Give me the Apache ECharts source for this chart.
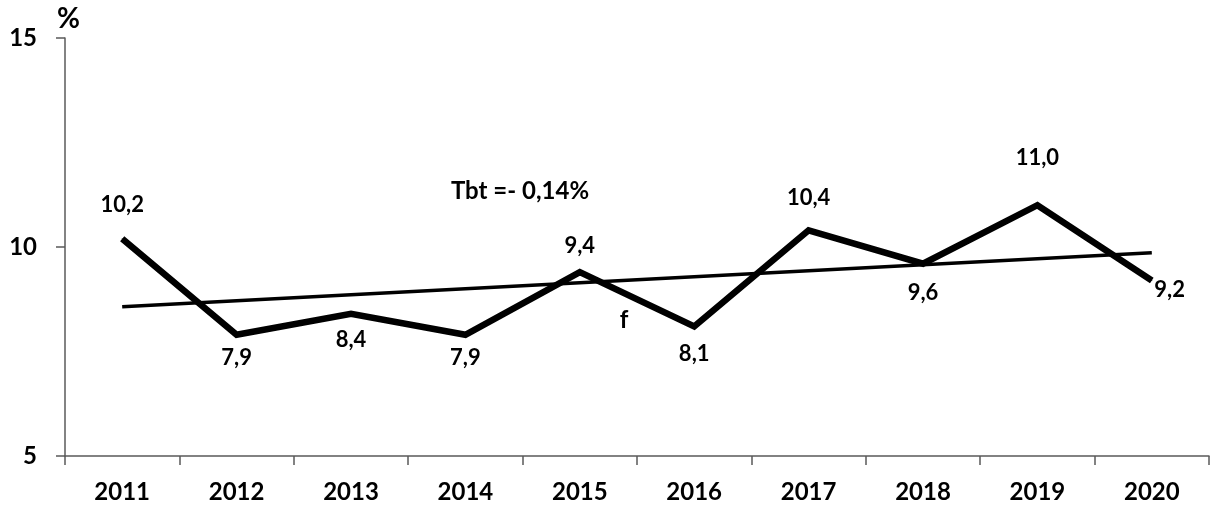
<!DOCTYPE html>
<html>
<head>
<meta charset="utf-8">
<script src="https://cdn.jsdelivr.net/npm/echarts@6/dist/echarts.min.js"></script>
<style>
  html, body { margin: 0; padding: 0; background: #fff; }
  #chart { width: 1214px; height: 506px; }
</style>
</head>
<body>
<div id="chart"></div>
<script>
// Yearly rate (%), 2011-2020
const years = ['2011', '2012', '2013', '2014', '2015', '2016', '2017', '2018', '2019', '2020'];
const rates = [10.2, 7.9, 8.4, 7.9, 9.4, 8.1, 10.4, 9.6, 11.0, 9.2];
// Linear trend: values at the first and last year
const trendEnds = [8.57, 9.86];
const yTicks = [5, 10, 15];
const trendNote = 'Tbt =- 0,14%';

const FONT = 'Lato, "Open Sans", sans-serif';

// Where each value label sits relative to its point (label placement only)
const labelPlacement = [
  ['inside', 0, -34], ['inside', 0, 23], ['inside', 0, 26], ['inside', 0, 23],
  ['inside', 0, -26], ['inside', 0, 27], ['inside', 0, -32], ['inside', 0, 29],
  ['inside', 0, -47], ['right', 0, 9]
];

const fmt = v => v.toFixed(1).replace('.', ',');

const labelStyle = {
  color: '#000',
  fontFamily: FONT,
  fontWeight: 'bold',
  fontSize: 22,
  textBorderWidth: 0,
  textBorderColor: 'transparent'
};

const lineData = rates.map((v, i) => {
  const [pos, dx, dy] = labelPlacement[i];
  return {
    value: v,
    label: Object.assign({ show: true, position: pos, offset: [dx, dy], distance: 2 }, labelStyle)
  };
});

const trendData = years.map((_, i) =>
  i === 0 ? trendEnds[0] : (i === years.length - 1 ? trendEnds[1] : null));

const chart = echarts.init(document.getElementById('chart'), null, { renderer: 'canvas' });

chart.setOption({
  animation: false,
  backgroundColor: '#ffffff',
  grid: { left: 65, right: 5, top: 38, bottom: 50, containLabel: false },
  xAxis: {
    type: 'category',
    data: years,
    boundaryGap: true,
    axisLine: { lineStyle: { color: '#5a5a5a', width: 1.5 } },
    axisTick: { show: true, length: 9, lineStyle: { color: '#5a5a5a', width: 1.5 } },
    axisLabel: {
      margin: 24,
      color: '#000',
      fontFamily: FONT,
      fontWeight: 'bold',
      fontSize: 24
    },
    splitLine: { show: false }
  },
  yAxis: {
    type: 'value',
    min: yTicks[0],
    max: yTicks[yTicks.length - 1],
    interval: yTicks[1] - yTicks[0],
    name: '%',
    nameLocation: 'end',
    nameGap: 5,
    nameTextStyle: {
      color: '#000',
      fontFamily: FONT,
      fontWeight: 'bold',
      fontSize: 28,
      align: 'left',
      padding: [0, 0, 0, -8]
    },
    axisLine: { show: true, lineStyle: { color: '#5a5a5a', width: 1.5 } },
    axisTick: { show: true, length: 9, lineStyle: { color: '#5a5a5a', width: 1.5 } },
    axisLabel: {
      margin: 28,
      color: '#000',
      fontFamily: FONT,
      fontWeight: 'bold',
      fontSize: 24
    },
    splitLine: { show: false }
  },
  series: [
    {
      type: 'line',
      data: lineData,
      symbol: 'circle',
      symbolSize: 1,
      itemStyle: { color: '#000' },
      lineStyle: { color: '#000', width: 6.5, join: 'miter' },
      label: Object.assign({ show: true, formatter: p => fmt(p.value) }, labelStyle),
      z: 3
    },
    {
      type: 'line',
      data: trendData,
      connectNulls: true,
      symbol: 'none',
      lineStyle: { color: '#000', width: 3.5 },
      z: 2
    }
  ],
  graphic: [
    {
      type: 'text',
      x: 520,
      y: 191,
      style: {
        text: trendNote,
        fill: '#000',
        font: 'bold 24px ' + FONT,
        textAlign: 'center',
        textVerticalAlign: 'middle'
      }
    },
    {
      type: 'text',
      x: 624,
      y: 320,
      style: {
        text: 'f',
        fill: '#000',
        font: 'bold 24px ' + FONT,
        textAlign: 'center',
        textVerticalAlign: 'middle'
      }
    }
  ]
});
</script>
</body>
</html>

──────────

● **GIVEN TASK**: Output each line exactly; omit every picture.

● **ANSWER BELOW**:
Give me the Apache ECharts source for this chart.
<!DOCTYPE html>
<html>
<head>
<meta charset="utf-8">
<script src="https://cdn.jsdelivr.net/npm/echarts@6/dist/echarts.min.js"></script>
<style>
  html, body { margin: 0; padding: 0; background: #fff; }
  #chart { width: 1214px; height: 506px; }
</style>
</head>
<body>
<div id="chart"></div>
<script>
// Yearly rate (%), 2011-2020
const years = ['2011', '2012', '2013', '2014', '2015', '2016', '2017', '2018', '2019', '2020'];
const rates = [10.2, 7.9, 8.4, 7.9, 9.4, 8.1, 10.4, 9.6, 11.0, 9.2];
// Linear trend: values at the first and last year
const trendEnds = [8.57, 9.86];
const yTicks = [5, 10, 15];
const trendNote = 'Tbt =- 0,14%';

const FONT = 'Lato, "Open Sans", sans-serif';

// Where each value label sits relative to its point (label placement only)
const labelPlacement = [
  ['inside', 0, -34], ['inside', 0, 23], ['inside', 0, 26], ['inside', 0, 23],
  ['inside', 0, -26], ['inside', 0, 27], ['inside', 0, -32], ['inside', 0, 29],
  ['inside', 0, -47], ['right', 0, 9]
];

const fmt = v => v.toFixed(1).replace('.', ',');

const labelStyle = {
  color: '#000',
  fontFamily: FONT,
  fontWeight: 'bold',
  fontSize: 22,
  textBorderWidth: 0,
  textBorderColor: 'transparent'
};

const lineData = rates.map((v, i) => {
  const [pos, dx, dy] = labelPlacement[i];
  return {
    value: v,
    label: Object.assign({ show: true, position: pos, offset: [dx, dy], distance: 2 }, labelStyle)
  };
});

const trendData = years.map((_, i) =>
  i === 0 ? trendEnds[0] : (i === years.length - 1 ? trendEnds[1] : null));

const chart = echarts.init(document.getElementById('chart'), null, { renderer: 'canvas' });

chart.setOption({
  animation: false,
  backgroundColor: '#ffffff',
  grid: { left: 65, right: 5, top: 38, bottom: 50, containLabel: false },
  xAxis: {
    type: 'category',
    data: years,
    boundaryGap: true,
    axisLine: { lineStyle: { color: '#5a5a5a', width: 1.5 } },
    axisTick: { show: true, length: 9, lineStyle: { color: '#5a5a5a', width: 1.5 } },
    axisLabel: {
      margin: 24,
      color: '#000',
      fontFamily: FONT,
      fontWeight: 'bold',
      fontSize: 24
    },
    splitLine: { show: false }
  },
  yAxis: {
    type: 'value',
    min: yTicks[0],
    max: yTicks[yTicks.length - 1],
    interval: yTicks[1] - yTicks[0],
    name: '%',
    nameLocation: 'end',
    nameGap: 5,
    nameTextStyle: {
      color: '#000',
      fontFamily: FONT,
      fontWeight: 'bold',
      fontSize: 28,
      align: 'left',
      padding: [0, 0, 0, -8]
    },
    axisLine: { show: true, lineStyle: { color: '#5a5a5a', width: 1.5 } },
    axisTick: { show: true, length: 9, lineStyle: { color: '#5a5a5a', width: 1.5 } },
    axisLabel: {
      margin: 28,
      color: '#000',
      fontFamily: FONT,
      fontWeight: 'bold',
      fontSize: 24
    },
    splitLine: { show: false }
  },
  series: [
    {
      type: 'line',
      data: lineData,
      symbol: 'circle',
      symbolSize: 1,
      itemStyle: { color: '#000' },
      lineStyle: { color: '#000', width: 6.5, join: 'miter' },
      label: Object.assign({ show: true, formatter: p => fmt(p.value) }, labelStyle),
      z: 3
    },
    {
      type: 'line',
      data: trendData,
      connectNulls: true,
      symbol: 'none',
      lineStyle: { color: '#000', width: 3.5 },
      z: 2
    }
  ],
  graphic: [
    {
      type: 'text',
      x: 520,
      y: 191,
      style: {
        text: trendNote,
        fill: '#000',
        font: 'bold 24px ' + FONT,
        textAlign: 'center',
        textVerticalAlign: 'middle'
      }
    },
    {
      type: 'text',
      x: 624,
      y: 320,
      style: {
        text: 'f',
        fill: '#000',
        font: 'bold 24px ' + FONT,
        textAlign: 'center',
        textVerticalAlign: 'middle'
      }
    }
  ]
});
</script>
</body>
</html>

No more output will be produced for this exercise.